◆ **Short problem**: In your copy, include every line of the listing below exactly but none of the pictures.

◆ **Data lines**:
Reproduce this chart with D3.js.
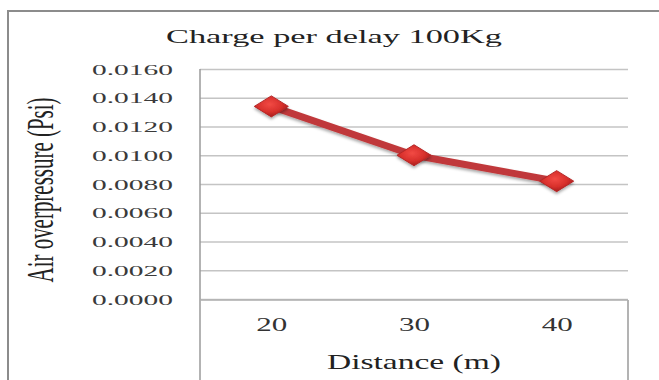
<!DOCTYPE html>
<html>
<head>
<meta charset="utf-8">
<script src="https://cdn.jsdelivr.net/npm/d3@7"></script>
<style>
  html, body { margin: 0; padding: 0; background: #fff; }
  svg { display: block; }
  text { font-family: "Liberation Serif", "Times New Roman", serif; }
</style>
</head>
<body>
<svg id="chart" width="659" height="380"></svg>
<script>
// Air overpressure measured at three distances, 100 kg charge per delay
const distances = [20, 30, 40];
const overpressure = [0.0134, 0.0100, 0.0082];
const yTickValues = [0, 0.002, 0.004, 0.006, 0.008, 0.010, 0.012, 0.014, 0.016];
const chartTitle = "Charge per delay 100Kg";
const xTitle = "Distance (m)";
const yTitle = "Air overpressure (Psi)";

const svg = d3.select("#chart");
const W = 659, H = 380;
const plot = { left: 200, right: 628, top: 69, bottom: 299 };

const x = d3.scalePoint().domain(distances).range([plot.left, plot.right]).padding(0.5);
const y = d3.scaleLinear().domain([0, 0.016]).range([plot.bottom, plot.top]);

// gradients and shadow
const defs = svg.append("defs");
const grad = defs.append("radialGradient").attr("id", "markerFill")
  .attr("cx", "45%").attr("cy", "40%").attr("r", "60%");
grad.append("stop").attr("offset", "0%").attr("stop-color", "#f24a44");
grad.append("stop").attr("offset", "60%").attr("stop-color", "#d8302c");
grad.append("stop").attr("offset", "100%").attr("stop-color", "#a81e1e");
const shadow = defs.append("filter").attr("id", "shadow")
  .attr("x", "-30%").attr("y", "-30%").attr("width", "160%").attr("height", "180%");
shadow.append("feDropShadow").attr("dx", 0).attr("dy", 2).attr("stdDeviation", 1.6)
  .attr("flood-color", "#000").attr("flood-opacity", 0.35);

// outer chart frame (left and top edges)
svg.append("path")
  .attr("d", `M8,${H} L8,11 L${W},11`)
  .attr("fill", "none").attr("stroke", "#8c8c8c").attr("stroke-width", 2);

// horizontal gridlines
const grid = svg.append("g")
  .attr("transform", `translate(${plot.left},0)`)
  .call(d3.axisLeft(y).tickValues(yTickValues).tickSize(-(plot.right - plot.left)).tickFormat(""));
grid.select(".domain").remove();
grid.selectAll(".tick line").attr("stroke", "#c4c4c4").attr("stroke-width", 1.6);

// y tick labels
const yAxis = svg.append("g")
  .attr("transform", `translate(173,0)`)
  .call(d3.axisLeft(y).tickValues(yTickValues).tickSize(0).tickPadding(0).tickFormat(d3.format(".4f")));
yAxis.select(".domain").remove();
yAxis.selectAll(".tick text")
  .attr("font-size", 14).attr("fill", "#3a3a3a")
  .attr("textLength", 81).attr("lengthAdjust", "spacingAndGlyphs")
  .attr("dy", "0.36em");

// plot frame lines
svg.append("line").attr("x1", plot.left).attr("x2", plot.left)
  .attr("y1", plot.top).attr("y2", H)
  .attr("stroke", "#9a9a9a").attr("stroke-width", 1.5);
svg.append("line").attr("x1", plot.right).attr("x2", plot.right)
  .attr("y1", plot.bottom + 1).attr("y2", H)
  .attr("stroke", "#9a9a9a").attr("stroke-width", 1.5);
svg.append("line").attr("x1", plot.left).attr("x2", plot.right)
  .attr("y1", plot.bottom + 1).attr("y2", plot.bottom + 1)
  .attr("stroke", "#b0b0b0").attr("stroke-width", 1.5);

// x tick labels
const xAxis = svg.append("g")
  .attr("transform", `translate(0,${plot.bottom})`)
  .call(d3.axisBottom(x).tickSize(0).tickPadding(0));
xAxis.select(".domain").remove();
xAxis.selectAll(".tick text")
  .attr("font-size", 18).attr("fill", "#333")
  .attr("y", 32).attr("dy", 0)
  .attr("textLength", 31).attr("lengthAdjust", "spacingAndGlyphs");

// title
svg.append("text")
  .attr("x", 334).attr("y", 43)
  .attr("text-anchor", "middle")
  .attr("font-size", 18).attr("fill", "#222")
  .attr("textLength", 336).attr("lengthAdjust", "spacingAndGlyphs")
  .text(chartTitle);

// x axis title
svg.append("text")
  .attr("x", 414).attr("y", 369)
  .attr("text-anchor", "middle")
  .attr("font-size", 21).attr("fill", "#222")
  .attr("textLength", 174).attr("lengthAdjust", "spacingAndGlyphs")
  .text(xTitle);

// y axis title (rotated, glyphs widened horizontally)
svg.append("text")
  .attr("transform", "translate(53,190) scale(1.8,1) rotate(-90)")
  .attr("text-anchor", "middle")
  .attr("font-size", 21).attr("fill", "#222")
  .attr("textLength", 185).attr("lengthAdjust", "spacingAndGlyphs")
  .text(yTitle);

// data line
const pts = distances.map((d, i) => [x(d), y(overpressure[i])]);
svg.append("path")
  .datum(pts)
  .attr("d", d3.line())
  .attr("fill", "none")
  .attr("stroke", "#c0393a")
  .attr("stroke-width", 7)
  .attr("stroke-linejoin", "round")
  .attr("filter", "url(#shadow)");

// diamond markers, wider than tall
const hw = 17, hh = 10.5;
svg.append("g").selectAll("path")
  .data(pts)
  .join("path")
  .attr("d", ([cx, cy]) => `M${cx - hw},${cy} L${cx},${cy - hh} L${cx + hw},${cy} L${cx},${cy + hh} Z`)
  .attr("fill", "url(#markerFill)")
  .attr("stroke", "#b52626").attr("stroke-width", 1)
  .attr("filter", "url(#shadow)");
</script>
</body>
</html>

◆ **Response to this task**:
Reproduce this chart with D3.js.
<!DOCTYPE html>
<html>
<head>
<meta charset="utf-8">
<script src="https://cdn.jsdelivr.net/npm/d3@7"></script>
<style>
  html, body { margin: 0; padding: 0; background: #fff; }
  svg { display: block; }
  text { font-family: "Liberation Serif", "Times New Roman", serif; }
</style>
</head>
<body>
<svg id="chart" width="659" height="380"></svg>
<script>
// Air overpressure measured at three distances, 100 kg charge per delay
const distances = [20, 30, 40];
const overpressure = [0.0134, 0.0100, 0.0082];
const yTickValues = [0, 0.002, 0.004, 0.006, 0.008, 0.010, 0.012, 0.014, 0.016];
const chartTitle = "Charge per delay 100Kg";
const xTitle = "Distance (m)";
const yTitle = "Air overpressure (Psi)";

const svg = d3.select("#chart");
const W = 659, H = 380;
const plot = { left: 200, right: 628, top: 69, bottom: 299 };

const x = d3.scalePoint().domain(distances).range([plot.left, plot.right]).padding(0.5);
const y = d3.scaleLinear().domain([0, 0.016]).range([plot.bottom, plot.top]);

// gradients and shadow
const defs = svg.append("defs");
const grad = defs.append("radialGradient").attr("id", "markerFill")
  .attr("cx", "45%").attr("cy", "40%").attr("r", "60%");
grad.append("stop").attr("offset", "0%").attr("stop-color", "#f24a44");
grad.append("stop").attr("offset", "60%").attr("stop-color", "#d8302c");
grad.append("stop").attr("offset", "100%").attr("stop-color", "#a81e1e");
const shadow = defs.append("filter").attr("id", "shadow")
  .attr("x", "-30%").attr("y", "-30%").attr("width", "160%").attr("height", "180%");
shadow.append("feDropShadow").attr("dx", 0).attr("dy", 2).attr("stdDeviation", 1.6)
  .attr("flood-color", "#000").attr("flood-opacity", 0.35);

// outer chart frame (left and top edges)
svg.append("path")
  .attr("d", `M8,${H} L8,11 L${W},11`)
  .attr("fill", "none").attr("stroke", "#8c8c8c").attr("stroke-width", 2);

// horizontal gridlines
const grid = svg.append("g")
  .attr("transform", `translate(${plot.left},0)`)
  .call(d3.axisLeft(y).tickValues(yTickValues).tickSize(-(plot.right - plot.left)).tickFormat(""));
grid.select(".domain").remove();
grid.selectAll(".tick line").attr("stroke", "#c4c4c4").attr("stroke-width", 1.6);

// y tick labels
const yAxis = svg.append("g")
  .attr("transform", `translate(173,0)`)
  .call(d3.axisLeft(y).tickValues(yTickValues).tickSize(0).tickPadding(0).tickFormat(d3.format(".4f")));
yAxis.select(".domain").remove();
yAxis.selectAll(".tick text")
  .attr("font-size", 14).attr("fill", "#3a3a3a")
  .attr("textLength", 81).attr("lengthAdjust", "spacingAndGlyphs")
  .attr("dy", "0.36em");

// plot frame lines
svg.append("line").attr("x1", plot.left).attr("x2", plot.left)
  .attr("y1", plot.top).attr("y2", H)
  .attr("stroke", "#9a9a9a").attr("stroke-width", 1.5);
svg.append("line").attr("x1", plot.right).attr("x2", plot.right)
  .attr("y1", plot.bottom + 1).attr("y2", H)
  .attr("stroke", "#9a9a9a").attr("stroke-width", 1.5);
svg.append("line").attr("x1", plot.left).attr("x2", plot.right)
  .attr("y1", plot.bottom + 1).attr("y2", plot.bottom + 1)
  .attr("stroke", "#b0b0b0").attr("stroke-width", 1.5);

// x tick labels
const xAxis = svg.append("g")
  .attr("transform", `translate(0,${plot.bottom})`)
  .call(d3.axisBottom(x).tickSize(0).tickPadding(0));
xAxis.select(".domain").remove();
xAxis.selectAll(".tick text")
  .attr("font-size", 18).attr("fill", "#333")
  .attr("y", 32).attr("dy", 0)
  .attr("textLength", 31).attr("lengthAdjust", "spacingAndGlyphs");

// title
svg.append("text")
  .attr("x", 334).attr("y", 43)
  .attr("text-anchor", "middle")
  .attr("font-size", 18).attr("fill", "#222")
  .attr("textLength", 336).attr("lengthAdjust", "spacingAndGlyphs")
  .text(chartTitle);

// x axis title
svg.append("text")
  .attr("x", 414).attr("y", 369)
  .attr("text-anchor", "middle")
  .attr("font-size", 21).attr("fill", "#222")
  .attr("textLength", 174).attr("lengthAdjust", "spacingAndGlyphs")
  .text(xTitle);

// y axis title (rotated, glyphs widened horizontally)
svg.append("text")
  .attr("transform", "translate(53,190) scale(1.8,1) rotate(-90)")
  .attr("text-anchor", "middle")
  .attr("font-size", 21).attr("fill", "#222")
  .attr("textLength", 185).attr("lengthAdjust", "spacingAndGlyphs")
  .text(yTitle);

// data line
const pts = distances.map((d, i) => [x(d), y(overpressure[i])]);
svg.append("path")
  .datum(pts)
  .attr("d", d3.line())
  .attr("fill", "none")
  .attr("stroke", "#c0393a")
  .attr("stroke-width", 7)
  .attr("stroke-linejoin", "round")
  .attr("filter", "url(#shadow)");

// diamond markers, wider than tall
const hw = 17, hh = 10.5;
svg.append("g").selectAll("path")
  .data(pts)
  .join("path")
  .attr("d", ([cx, cy]) => `M${cx - hw},${cy} L${cx},${cy - hh} L${cx + hw},${cy} L${cx},${cy + hh} Z`)
  .attr("fill", "url(#markerFill)")
  .attr("stroke", "#b52626").attr("stroke-width", 1)
  .attr("filter", "url(#shadow)");
</script>
</body>
</html>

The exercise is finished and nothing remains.